Rows from a dataset of charts and code:
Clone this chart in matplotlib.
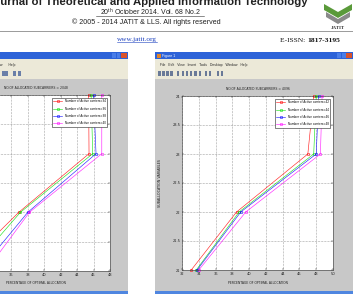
import numpy as np
import matplotlib
matplotlib.use('Agg')
import matplotlib.pyplot as plt
from matplotlib.patches import Rectangle, Polygon
from matplotlib.lines import Line2D

plt.rcParams['mathtext.fontset'] = 'custom'
plt.rcParams['mathtext.rm'] = 'Liberation Sans'

# data (x = percentage of optimal allocation)
levels = [21, 22, 23, 24]

left_labels = ['Number of Active carriers=34', 'Number of Active carriers=36',
               'Number of Active carriers=38', 'Number of Active carriers=40']
left_34 = [29.7, 36.9, 45.45, 45.4]
left_36 = [30.9, 37.1, 45.9, 45.7]
left_38 = [32.1, 38.0, 46.3, 46.0]
left_40 = [32.9, 38.2, 47.0, 47.0]

right_labels = ['Number of Active carriers=42', 'Number of Active carriers=44',
                'Number of Active carriers=46', 'Number of Active carriers=48']
right_42 = [33.1, 38.5, 47.0, 47.7]
right_44 = [33.7, 38.8, 47.7, 48.0]
right_46 = [33.8, 39.0, 48.0, 48.3]
right_48 = [34.0, 39.6, 48.5, 48.7]

colors = ['#ff0000', '#00e000', '#0000ff', '#ff00ff']

W, H = 353, 298
fig = plt.figure(figsize=(W / 100, H / 100), dpi=100)
fig.patch.set_facecolor('white')


def fx(x):
    return x / W


def fy(y):
    return 1 - y / H


def rect(x0, y0, x1, y1, color, z=-5):
    fig.add_artist(Rectangle((fx(x0), fy(y1)), (x1 - x0) / W, (y1 - y0) / H,
                             transform=fig.transFigure, facecolor=color,
                             edgecolor='none', zorder=z))


def hline(x0, x1, y, color, lw=0.6, z=2):
    fig.add_artist(Line2D([fx(x0), fx(x1)], [fy(y), fy(y)], transform=fig.transFigure,
                          color=color, lw=lw, zorder=z))


def txt(x, y, s, **kw):
    fig.text(fx(x), fy(y), s, **kw)


# ---- page header ----
txt(147, 5, 'Journal of Theoretical and Applied Information Technology',
    ha='center', va='baseline', fontsize=8.2, fontweight='bold',
    family='Liberation Sans', color='#222222')
txt(150, 15, r'20$^{\mathrm{th}}$ October 2014. Vol. 68 No.2', ha='center', va='baseline',
    fontsize=5.0, family='Liberation Sans', color='#222222')
hline(96, 204, 16.2, '#333333', lw=0.4)
txt(146, 23.5, '\u00a9 2005 - 2014 JATIT & LLS. All rights reserved',
    ha='center', va='baseline', fontsize=5.1, family='Liberation Sans', color='#222222')
hline(0, 353, 30.5, '#9a9a9a', lw=0.7)
txt(137, 41.5, 'www.jatit.org', ha='center', va='baseline', fontsize=5.2,
    family='Liberation Serif', color='#1a3fbf')
hline(117, 157, 42.5, '#1a3fbf', lw=0.4)
txt(280, 41.5, 'E-ISSN: ', ha='left', va='baseline', fontsize=5.4,
    family='Liberation Serif', color='#111111')
txt(307, 41.5, '1817-3195', ha='left', va='baseline', fontsize=5.4,
    family='Liberation Serif', fontweight='bold', color='#111111')

# logo (rough)
for pts, c in [([(324, 4), (338, 12), (352, 4), (352, 10), (338, 18), (324, 10)], '#5a9a3a'),
               ([(326, 12), (338, 19), (350, 12), (350, 17), (338, 24), (326, 17)], '#8a8a8a')]:
    fig.add_artist(Polygon([(fx(a), fy(b)) for a, b in pts], closed=True,
                           transform=fig.transFigure, facecolor=c, edgecolor='none', zorder=1))
txt(338, 29, 'JATIT', ha='center', va='baseline', fontsize=3.6, fontweight='bold',
    family='Liberation Serif', color='#333333')


# ---- window frames ----
def window(x0, x1, title):
    rect(x0, 52, x1, 59, '#2d63d8')
    rect(x0, 59, x1, 79, '#ece9d8')
    rect(x0, 79, x1, 291, '#c8c8c8')
    rect(x0, 291, x1, 293.5, '#4f86e0')
    rect(x1 - 16, 53, x1 - 12, 58, '#4a7ee8', z=-4)
    rect(x1 - 11.5, 53, x1 - 7.5, 58, '#4a7ee8', z=-4)
    rect(x1 - 7, 53, x1 - 1, 58, '#d8532c', z=-4)
    if title:
        txt(x0 + 7, 57, title, fontsize=2.6, color='white', va='baseline',
            family='Liberation Sans')
        rect(x0 + 2, 53.5, x0 + 5.5, 57.5, '#e0842a', z=-4)


window(0, 128, None)
window(155, 353, 'Figure 1')

txt(0, 66, 'w      Help', fontsize=2.4, va='baseline', family='Liberation Sans', color='#222')
txt(160, 66, 'File   Edit   View   Insert   Tools   Desktop   Window   Help',
    fontsize=2.4, va='baseline', family='Liberation Sans', color='#222')
for x in [2, 5, 13, 18]:
    rect(x, 71, x + 2.5, 76, '#6a7fa8', z=-4)
for x in [158, 162, 166, 170, 177, 182, 186, 190, 194, 199, 205, 209, 217, 221]:
    rect(x, 71, x + 2.5, 76, '#6a7a98', z=-4)


# ---- plots ----
def panel(box, xlim, series, labels, title, show_y, first_xlabel):
    left, top, right, bottom = box
    ax = fig.add_axes([fx(left), fy(bottom), (right - left) / W, (bottom - top) / H])
    ax.set_facecolor('white')
    for xs, c, lab in zip(series, colors, labels):
        ax.plot(xs, levels, '-s', color=c, lw=0.45, ms=2.0, mfc='none', mew=0.45,
                label=lab, clip_on=False, alpha=0.85)
    ax.set_xlim(*xlim)
    ax.set_ylim(21, 24)
    xt = np.arange(xlim[0], xlim[1] + 1, 2)
    ax.set_xticks(xt)
    ax.set_xticklabels(['%g' % v if v >= first_xlabel else '' for v in xt])
    yt = np.arange(21, 24.01, 0.5)
    ax.set_yticks(yt)
    ax.set_yticklabels(['%g' % v if show_y else '' for v in yt])
    ax.grid(True, linestyle=':', color='#555555', lw=0.4)
    ax.tick_params(direction='in', length=1.5, width=0.3, labelsize=2.6, pad=1.2,
                   colors='#222222', top=True, right=True)
    for s in ax.spines.values():
        s.set_linewidth(0.4)
        s.set_color('#333333')
    ax.set_title(title, fontsize=2.25, pad=4.5, color='#222222')
    ax.set_xlabel('PERCENTAGE OF OPTIMAL ALLOCATION', fontsize=2.25, color='#222222')
    ax.xaxis.set_label_coords(0.5, -10.5 / (bottom - top))
    if show_y:
        ax.set_ylabel('SUBALLOCATION VARIABLES', fontsize=2.4, color='#222222')
        ax.yaxis.set_label_coords(-20 / (right - left), 0.5)
    leg = ax.legend(loc='upper right', fontsize=2.0, fancybox=False, framealpha=1,
                    edgecolor='#222222', borderpad=0.6, handlelength=3.2,
                    labelspacing=1.2, borderaxespad=1.0)
    leg.get_frame().set_linewidth(0.4)
    return ax


panel((-38, 95, 110, 271), (30, 48), [left_34, left_36, left_38, left_40], left_labels,
      'NO.OF ALLOCATED SUBCARRIERS = 2048', False, 36)
panel((182, 96, 333, 270), (32, 50), [right_42, right_44, right_46, right_48], right_labels,
      'NO.OF ALLOCATED SUBCARRIERS = 4096', True, 32)

fig.savefig('out.png', dpi=100)
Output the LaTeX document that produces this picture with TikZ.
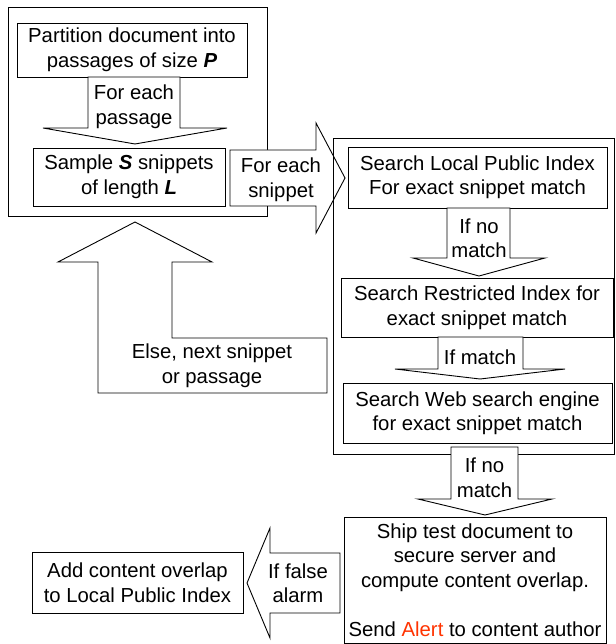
\documentclass[tikz,border=0pt]{standalone}
\usepackage{fontspec}
\setmainfont{Liberation Sans}
\definecolor{alertred}{RGB}{255,51,0}
\begin{document}
\begin{tikzpicture}[x=1pt,y=-1pt,
  ln/.style={draw=black, line width=0.9pt},
  box/.style={ln, fill=white, rectangle, inner sep=0pt, align=center,
    font=\fontsize{20.3}{24.5}\selectfont},
  frame/.style={ln, rectangle, inner sep=0pt},
  barrow/.style={ln, fill=white, line join=miter},
  txt/.style={align=center, inner sep=0pt, font=\fontsize{20.3}{24.5}\selectfont},
]
\useasboundingbox (0,0) rectangle (615,644);

% left frame
\node[frame, fill=white, minimum width=259pt, minimum height=209pt] (leftframe) at (137.5,111.5) {};
\node[box, minimum width=230pt, minimum height=54pt] (part) at (132,50)
  {Partition document into\\passages of size \textbf{\textit{P}}};
\node[box, minimum width=192pt, minimum height=58pt] (sample) at (129,177)
  {Sample \textbf{\textit{S}} snippets\\of length \textbf{\textit{L}}};

% arrow: for each passage
\draw[barrow] (88,77) -- (180,77) -- (180,128) -- (227,128) -- (135,144)
  -- (43,128) -- (88,128) -- cycle;
\node[txt] (passtxt) at (134,107) {For each\\passage};

% back arrow: else next snippet
\draw[barrow] (98,393) -- (98,262) -- (58,262) -- (135,222) -- (212,262)
  -- (172,262) -- (172,338) -- (327,338) -- (327,393) -- cycle;
\node[txt] (elsetxt) at (212,365.5) {Else, next snippet\\or passage};

% arrow: for each snippet
\draw[barrow] (230,150) -- (316,150) -- (316,123) -- (345,178) -- (316,233)
  -- (316,206) -- (230,206) -- cycle;
\node[txt] (snipTxt) at (281,180) {For each\\snippet};

% right frame
\node[frame, minimum width=281pt, minimum height=316pt] (rightframe) at (473.5,296) {};

\node[box, minimum width=259pt, minimum height=61pt] (local) at (477.5,177.5)
  {Search Local Public Index\\For exact snippet match};

\draw[barrow] (447,208) -- (510,208) -- (510,258) -- (545,258) -- (479,276)
  -- (413,258) -- (447,258) -- cycle;
\node[txt] (nomatch1) at (479,238.5) {If no\\match};

\node[box, minimum width=272pt, minimum height=59pt] (restr) at (477,307.5)
  {Search Restricted Index for\\exact snippet match};

\draw[barrow] (438,337) -- (523,337) -- (523,369) -- (565,369) -- (480,379)
  -- (395,369) -- (438,369) -- cycle;
\node[txt] (ifmatch) at (480,357.5) {If match};

\node[box, minimum width=269pt, minimum height=60pt] (web) at (477.5,413)
  {Search Web search engine\\for exact snippet match};

\draw[barrow] (451,447) -- (518,447) -- (518,499) -- (552,499) -- (485,515)
  -- (418,499) -- (451,499) -- cycle;
\node[txt] (nomatch2) at (484.5,477.5) {If no\\match};

\node[box, minimum width=262pt, minimum height=126pt] (ship) at (475,580)
  {Ship test document to\\secure server and\\compute content overlap.\\[24.5pt]Send \textcolor{alertred}{Alert} to content author};

% arrow: if false alarm
\draw[barrow] (340,553) -- (340,613) -- (270,613) -- (270,638) -- (247,583)
  -- (270,528) -- (270,553) -- cycle;
\node[txt] (falsealarm) at (298,583) {If false\\alarm};

\node[box, minimum width=211pt, minimum height=61pt] (add) at (137.5,582.5)
  {Add content overlap\\to Local Public Index};
\end{tikzpicture}
\end{document}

TASK INSTRUCTIONS –
Write out nothing but the lines from the start of the data through the line with "edgecolor='none', zorder=z))". Leave out the pictures.

EXERCISE RESPONSE –
Clone this chart in matplotlib.
import numpy as np
import matplotlib
matplotlib.use('Agg')
import matplotlib.pyplot as plt
from matplotlib.patches import Rectangle, Polygon
from matplotlib.lines import Line2D

plt.rcParams['mathtext.fontset'] = 'custom'
plt.rcParams['mathtext.rm'] = 'Liberation Sans'

# data (x = percentage of optimal allocation)
levels = [21, 22, 23, 24]

left_labels = ['Number of Active carriers=34', 'Number of Active carriers=36',
               'Number of Active carriers=38', 'Number of Active carriers=40']
left_34 = [29.7, 36.9, 45.45, 45.4]
left_36 = [30.9, 37.1, 45.9, 45.7]
left_38 = [32.1, 38.0, 46.3, 46.0]
left_40 = [32.9, 38.2, 47.0, 47.0]

right_labels = ['Number of Active carriers=42', 'Number of Active carriers=44',
                'Number of Active carriers=46', 'Number of Active carriers=48']
right_42 = [33.1, 38.5, 47.0, 47.7]
right_44 = [33.7, 38.8, 47.7, 48.0]
right_46 = [33.8, 39.0, 48.0, 48.3]
right_48 = [34.0, 39.6, 48.5, 48.7]

colors = ['#ff0000', '#00e000', '#0000ff', '#ff00ff']

W, H = 353, 298
fig = plt.figure(figsize=(W / 100, H / 100), dpi=100)
fig.patch.set_facecolor('white')


def fx(x):
    return x / W


def fy(y):
    return 1 - y / H


def rect(x0, y0, x1, y1, color, z=-5):
    fig.add_artist(Rectangle((fx(x0), fy(y1)), (x1 - x0) / W, (y1 - y0) / H,
                             transform=fig.transFigure, facecolor=color,
                             edgecolor='none', zorder=z))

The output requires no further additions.